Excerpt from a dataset
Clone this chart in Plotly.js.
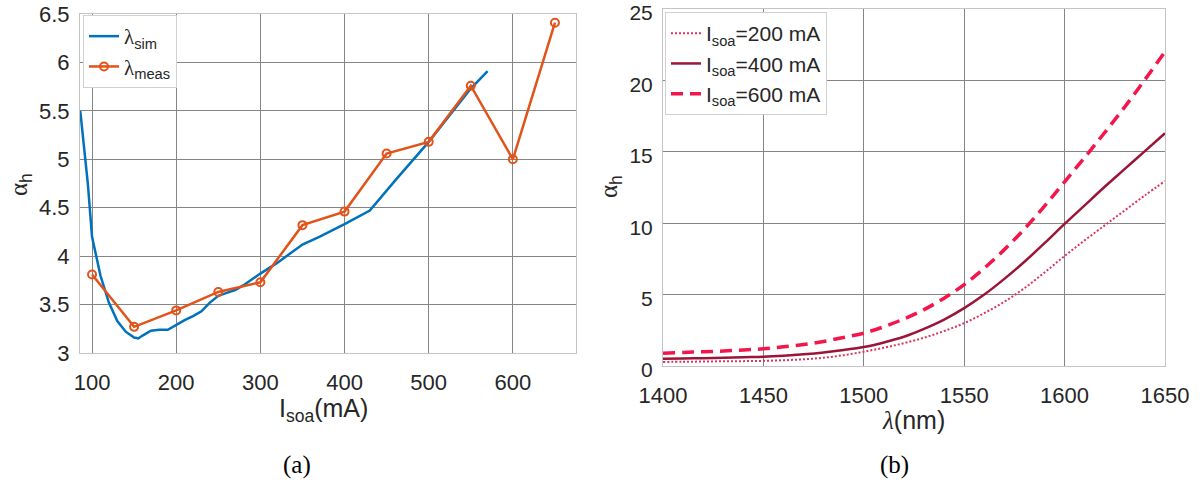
<!DOCTYPE html>
<html>
<head>
<meta charset="utf-8">
<script src="https://cdn.plot.ly/plotly-3.0.1.min.js"></script>
<style>html,body{margin:0;padding:0;background:#fff;}#chart{width:1203px;height:483px;}</style>
</head>
<body>
<div id="chart"></div>
<script>
// ---- Panel (a): alpha_h vs I_soa ----
const simCurrent = [86, 95, 100, 110, 120, 130, 140, 150, 155, 160, 170, 180, 190, 200, 210, 220, 230, 240, 250, 260, 270, 280, 290, 300, 320, 340, 350, 370, 400, 430, 460, 500, 550, 570];
const simAlpha   = [5.5, 4.75, 4.2, 3.8, 3.52, 3.33, 3.22, 3.16, 3.15, 3.18, 3.23, 3.24, 3.24, 3.29, 3.34, 3.38, 3.43, 3.52, 3.59, 3.62, 3.65, 3.70, 3.76, 3.82, 3.93, 4.06, 4.12, 4.20, 4.33, 4.47, 4.78, 5.18, 5.73, 5.91];
const measCurrent = [100, 150, 200, 250, 300, 350, 400, 450, 500, 550, 600, 650];
const measAlpha   = [3.81, 3.27, 3.44, 3.63, 3.73, 4.32, 4.46, 5.06, 5.18, 5.76, 5.0, 6.41];

// ---- Panel (b): alpha_h vs wavelength ----
const wavelength = [1400,1410,1420,1430,1440,1450,1460,1470,1480,1490,1500,1510,1520,1530,1540,1550,1560,1570,1580,1590,1600,1610,1620,1630,1640,1650];
const alpha200 = [0.28,0.30,0.31,0.33,0.34,0.36,0.40,0.47,0.58,0.76,1.00,1.28,1.60,1.98,2.45,3.00,3.70,4.50,5.45,6.55,7.70,8.80,9.85,10.9,11.95,12.95];
const alpha400 = [0.50,0.52,0.55,0.58,0.62,0.65,0.72,0.82,0.95,1.12,1.33,1.65,2.05,2.60,3.25,4.05,5.00,6.10,7.30,8.60,9.95,11.25,12.55,13.8,15.05,16.3];
const alpha600 = [0.90,0.95,1.00,1.05,1.12,1.20,1.35,1.50,1.72,2.00,2.30,2.75,3.30,3.95,4.75,5.70,6.85,8.15,9.60,11.2,12.9,14.6,16.35,18.15,20.05,22.0];

const lam = '<span style="font-family:Liberation Serif">λ</span>';
const legendNames = [lam + '<sub>sim</sub>', lam + '<sub>meas</sub>', 'I<sub>soa</sub>=200 mA', 'I<sub>soa</sub>=400 mA', 'I<sub>soa</sub>=600 mA'];
const xTitleA = 'I<sub>soa</sub>(mA)';
const xTitleB = '<span style="font-family:Liberation Serif"><i>λ</i></span>(nm)';
const yTitle = '<span style="font-family:Liberation Serif">α</span><sub>h</sub>';

const W = 1203, H = 483;
const px = v => v / W;
const py = v => 1 - v / H;

const traces = [
  {x: simCurrent, y: simAlpha, type: 'scatter', mode: 'lines', name: legendNames[0],
   line: {color: '#0072BD', width: 2.5}, xaxis: 'x', yaxis: 'y', legend: 'legend'},
  {x: measCurrent, y: measAlpha, type: 'scatter', mode: 'lines+markers', name: legendNames[1],
   line: {color: '#E2531A', width: 2.5},
   marker: {symbol: 'circle-open', size: 8, color: '#E2531A', line: {width: 2}},
   xaxis: 'x', yaxis: 'y', legend: 'legend'},
  {x: wavelength, y: alpha200, type: 'scatter', mode: 'lines', name: legendNames[2],
   line: {color: '#D8365C', width: 2, dash: '2px,2px', shape: 'spline'}, xaxis: 'x2', yaxis: 'y2', legend: 'legend2'},
  {x: wavelength, y: alpha400, type: 'scatter', mode: 'lines', name: legendNames[3],
   line: {color: '#9A1538', width: 2.5, shape: 'spline'}, xaxis: 'x2', yaxis: 'y2', legend: 'legend2'},
  {x: wavelength, y: alpha600, type: 'scatter', mode: 'lines', name: legendNames[4],
   line: {color: '#F4164A', width: 3.5, dash: '12px,7px', shape: 'spline'}, xaxis: 'x2', yaxis: 'y2', legend: 'legend2'}
];

const tickFont = {family: 'Liberation Sans, Arial, sans-serif', size: 22, color: '#262626'};
const axisBase = {
  showgrid: true, gridcolor: '#858585', gridwidth: 1,
  showline: true, linecolor: '#c4c4c4', linewidth: 1, mirror: true,
  zeroline: false, ticks: '', tickfont: tickFont, fixedrange: true,
  ticklabeloverflow: 'allow'
};

const layout = {
  width: W, height: H,
  margin: {l: 0, r: 0, t: 0, b: 0},
  paper_bgcolor: '#ffffff', plot_bgcolor: '#ffffff',
  font: {family: 'Liberation Sans, Arial, sans-serif', color: '#262626'},
  xaxis: Object.assign({}, axisBase, {domain: [px(80), px(576)], range: [85.7, 675], tickvals: [100,200,300,400,500,600], ticklabelstandoff: 10, anchor: 'y'}),
  yaxis: Object.assign({}, axisBase, {domain: [py(353), py(14)], range: [2.9999, 6.5001], dtick: 0.5, tick0: 3, ticklabelstandoff: 5, anchor: 'x'}),
  xaxis2: Object.assign({}, axisBase, {domain: [px(663), px(1165)], range: [1399.99, 1650.01], dtick: 50, tick0: 1400, ticklabelstandoff: 10, anchor: 'y2'}),
  yaxis2: Object.assign({}, axisBase, {domain: [py(366), py(9)], range: [-0.0005, 25.0005], dtick: 5, tick0: 0, ticklabelstandoff: 5, ticklabelshift: 4, tickfont: {family: 'Liberation Sans, Arial, sans-serif', size: 21, color: '#262626'}, anchor: 'x2'}),
  legend: {x: px(83), y: py(15), xanchor: 'left', yanchor: 'top', bgcolor: '#ffffff',
           bordercolor: '#d0d0d0', borderwidth: 1, font: {size: 21, color: '#262626'}, tracegroupgap: 0, itemwidth: 30},
  legend2: {x: px(665), y: py(12), xanchor: 'left', yanchor: 'top', bgcolor: '#ffffff',
           bordercolor: '#d0d0d0', borderwidth: 1, font: {size: 21, color: '#262626'}, tracegroupgap: 0, itemwidth: 30},
  showlegend: true,
  annotations: [
    {text: xTitleA, xref: 'paper', yref: 'paper', x: px(323), y: py(410), xanchor: 'center', yanchor: 'middle', showarrow: false, font: {size: 25, color: '#262626'}},
    {text: xTitleB, xref: 'paper', yref: 'paper', x: px(913), y: py(420), xanchor: 'center', yanchor: 'middle', showarrow: false, font: {size: 25, color: '#262626'}},
    {text: yTitle, xref: 'paper', yref: 'paper', x: px(20), y: py(185), xanchor: 'center', yanchor: 'middle', showarrow: false, textangle: -90, font: {size: 25, color: '#262626'}},
    {text: yTitle, xref: 'paper', yref: 'paper', x: px(610), y: py(187), xanchor: 'center', yanchor: 'middle', showarrow: false, textangle: -90, font: {size: 25, color: '#262626'}},
    {text: '(a)', xref: 'paper', yref: 'paper', x: px(297), y: py(465), xanchor: 'center', yanchor: 'middle', showarrow: false, font: {family: 'Liberation Serif, Times New Roman, serif', size: 25, color: '#000000'}},
    {text: '(b)', xref: 'paper', yref: 'paper', x: px(894), y: py(465), xanchor: 'center', yanchor: 'middle', showarrow: false, font: {family: 'Liberation Serif, Times New Roman, serif', size: 25, color: '#000000'}}
  ]
};

Plotly.newPlot('chart', traces, layout, {staticPlot: true, displayModeBar: false});
</script>
</body>
</html>
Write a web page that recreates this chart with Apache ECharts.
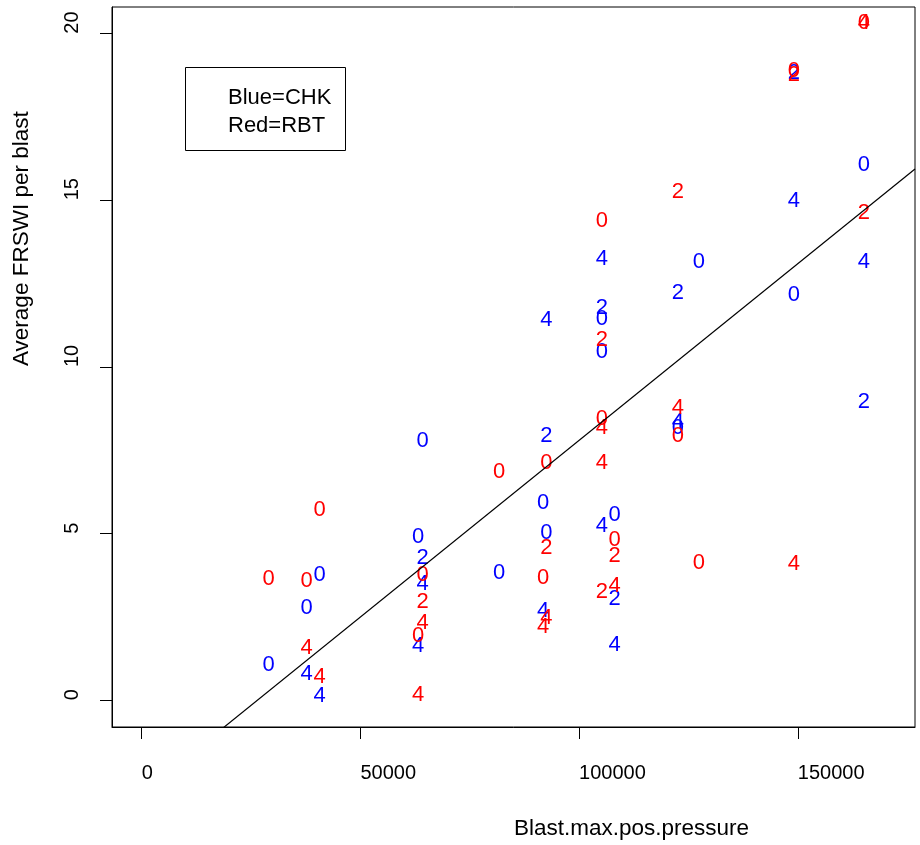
<!DOCTYPE html>
<html><head><meta charset="utf-8">
<script src="https://cdn.jsdelivr.net/npm/echarts@6/dist/echarts.min.js"></script>
<style>html,body{margin:0;padding:0;background:#fff}#c{width:920px;height:845px}</style>
</head><body><div id="c"></div>
<script>
// ---- data (Blue = CHK, Red = RBT); text label = distance code ----
const chkX = [27600,36300,39300,36300,39300,62800,61800,62800,62800,61800,80300,90400,91100,91100,91100,90400,103800,103800,103800,103800,103800,106700,106700,106700,121200,121200,121200,126000,147700,147700,147700,163700,163700,163700];
const chkY = [1.10,2.82,3.80,0.84,0.18,7.82,4.95,4.32,3.53,1.68,3.87,5.97,5.06,7.98,11.45,2.73,13.29,11.81,11.49,10.50,5.28,5.61,3.09,1.70,12.27,8.40,8.21,13.20,18.87,15.02,12.20,16.10,13.20,9.00];
const chkLab = ['0','0','0','4','4','0','0','2','4','4','0','0','0','2','4','4','4','2','0','0','4','0','2','4','2','4','0','0','2','4','0','0','4','2'];

const rbtX = [27600,36300,36300,39300,39300,62800,62800,62800,61800,61800,80300,91100,91100,90400,91100,90400,103800,103800,103800,103800,103800,103800,106700,106700,106700,121200,121200,121200,126000,147700,147700,147700,163700,163700,163700];
const rbtY = [3.70,3.62,1.62,5.75,0.75,3.80,3.00,2.37,1.97,0.20,6.89,7.16,4.62,3.71,2.51,2.25,14.42,10.85,8.49,8.22,7.16,3.29,4.85,4.38,3.48,15.30,8.81,7.97,4.16,18.93,18.81,4.14,20.38,20.36,14.67];
const rbtLab = ['0','0','4','0','4','0','2','4','0','4','0','0','2','0','4','4','0','2','0','4','4','2','0','2','4','2','4','0','0','0','2','4','0','4','2'];

// fitted line (abline) coefficients
const lineIntercept = -2.80;
const lineSlope = 1.06e-4;

// axes
const xTicks = [0, 50000, 100000, 150000];
const yTicks = [0, 5, 10, 15, 20];
const xMin = -6800, xMax = 176800;
const yMin = -0.8, yMax = 20.8;

const FONT = "'Liberation Sans', Arial, Helvetica, sans-serif";

function pts(xs, ys, labs) { return xs.map((x, i) => [x, ys[i], labs[i]]); }

function textSeries(name, data, color) {
  return {
    name, type: 'scatter', data,
    symbol: 'circle', symbolSize: 1,
    itemStyle: { color: 'rgba(0,0,0,0)' },
    label: {
      show: true, position: 'inside', align: 'left', verticalAlign: 'middle',
      offset: [0, 1.5], opacity: 1,
      formatter: p => p.value[2],
      color, fontSize: 22, fontFamily: FONT
    },
    emphasis: { disabled: true },
    silent: true, z: 3
  };
}

const chart = echarts.init(document.getElementById('c'), null, { renderer: 'canvas' });
chart.setOption({
  animation: false,
  backgroundColor: '#fff',
  grid: { left: 112, top: 7, right: 5, bottom: 118, show: true, borderColor: '#000', borderWidth: 1, backgroundColor: 'transparent', containLabel: false, outerBoundsMode: 'none' },
  xAxis: {
    type: 'value', min: xMin, max: xMax,
    splitLine: { show: false },
    axisLine: { show: true, onZero: false, lineStyle: { color: '#000', width: 1 } },
    axisTick: { show: true, length: 12, inside: false, customValues: xTicks, lineStyle: { color: '#000', width: 1 } },
    axisLabel: { show: true, customValues: xTicks, margin: 36, align: 'left', color: '#000', fontSize: 20, fontFamily: FONT, formatter: v => String(v) }
  },
  yAxis: {
    type: 'value', min: yMin, max: yMax,
    splitLine: { show: false },
    axisLine: { show: true, onZero: false, lineStyle: { color: '#000', width: 1 } },
    axisTick: { show: true, length: 12, inside: false, customValues: yTicks, lineStyle: { color: '#000', width: 1 } },
    axisLabel: { show: true, customValues: yTicks, rotate: 90, margin: 30, align: 'left', color: '#000', fontSize: 20, fontFamily: FONT, formatter: v => String(v) }
  },
  series: [
    textSeries('CHK', pts(chkX, chkY, chkLab), '#0000ff'),
    textSeries('RBT', pts(rbtX, rbtY, rbtLab), '#ff0000'),
    {
      name: 'fit', type: 'line', clip: true, symbol: 'none', silent: true, z: 4,
      data: [[xMin, lineIntercept + lineSlope * xMin], [xMax, lineIntercept + lineSlope * xMax]],
      lineStyle: { color: '#000', width: 1.2 }
    }
  ],
  graphic: [
    { type: 'rect', shape: { x: 185.5, y: 67.5, width: 160, height: 83 }, style: { fill: '#fff', stroke: '#000', lineWidth: 1 }, z: 10 },
    { type: 'text', x: 228, y: 98, style: { text: 'Blue=CHK', fill: '#000', font: '22px ' + FONT, verticalAlign: 'middle' }, z: 11 },
    { type: 'text', x: 228, y: 126, style: { text: 'Red=RBT', fill: '#000', font: '22px ' + FONT, verticalAlign: 'middle' }, z: 11 },
    { type: 'text', x: 514, y: 829, style: { text: 'Blast.max.pos.pressure', fill: '#000', font: '22.5px ' + FONT, align: 'left', verticalAlign: 'middle' }, z: 11 },
    { type: 'text', x: 22, y: 366, rotation: Math.PI / 2, style: { text: 'Average FRSWI per blast', fill: '#000', font: '22.5px ' + FONT, align: 'left', verticalAlign: 'middle' }, z: 11 }
  ]
});
</script>
</body></html>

* Exercise requirements
Skip the pictures. Restate exactly the lines from the start of the entries through the line containing "5.76, 5.0, 6.41];", both ends included.

* Written answer
Clone this chart in Plotly.js.
<!DOCTYPE html>
<html>
<head>
<meta charset="utf-8">
<script src="https://cdn.plot.ly/plotly-3.0.1.min.js"></script>
<style>html,body{margin:0;padding:0;background:#fff;}#chart{width:1203px;height:483px;}</style>
</head>
<body>
<div id="chart"></div>
<script>
// ---- Panel (a): alpha_h vs I_soa ----
const simCurrent = [86, 95, 100, 110, 120, 130, 140, 150, 155, 160, 170, 180, 190, 200, 210, 220, 230, 240, 250, 260, 270, 280, 290, 300, 320, 340, 350, 370, 400, 430, 460, 500, 550, 570];
const simAlpha   = [5.5, 4.75, 4.2, 3.8, 3.52, 3.33, 3.22, 3.16, 3.15, 3.18, 3.23, 3.24, 3.24, 3.29, 3.34, 3.38, 3.43, 3.52, 3.59, 3.62, 3.65, 3.70, 3.76, 3.82, 3.93, 4.06, 4.12, 4.20, 4.33, 4.47, 4.78, 5.18, 5.73, 5.91];
const measCurrent = [100, 150, 200, 250, 300, 350, 400, 450, 500, 550, 600, 650];
const measAlpha   = [3.81, 3.27, 3.44, 3.63, 3.73, 4.32, 4.46, 5.06, 5.18, 5.76, 5.0, 6.41];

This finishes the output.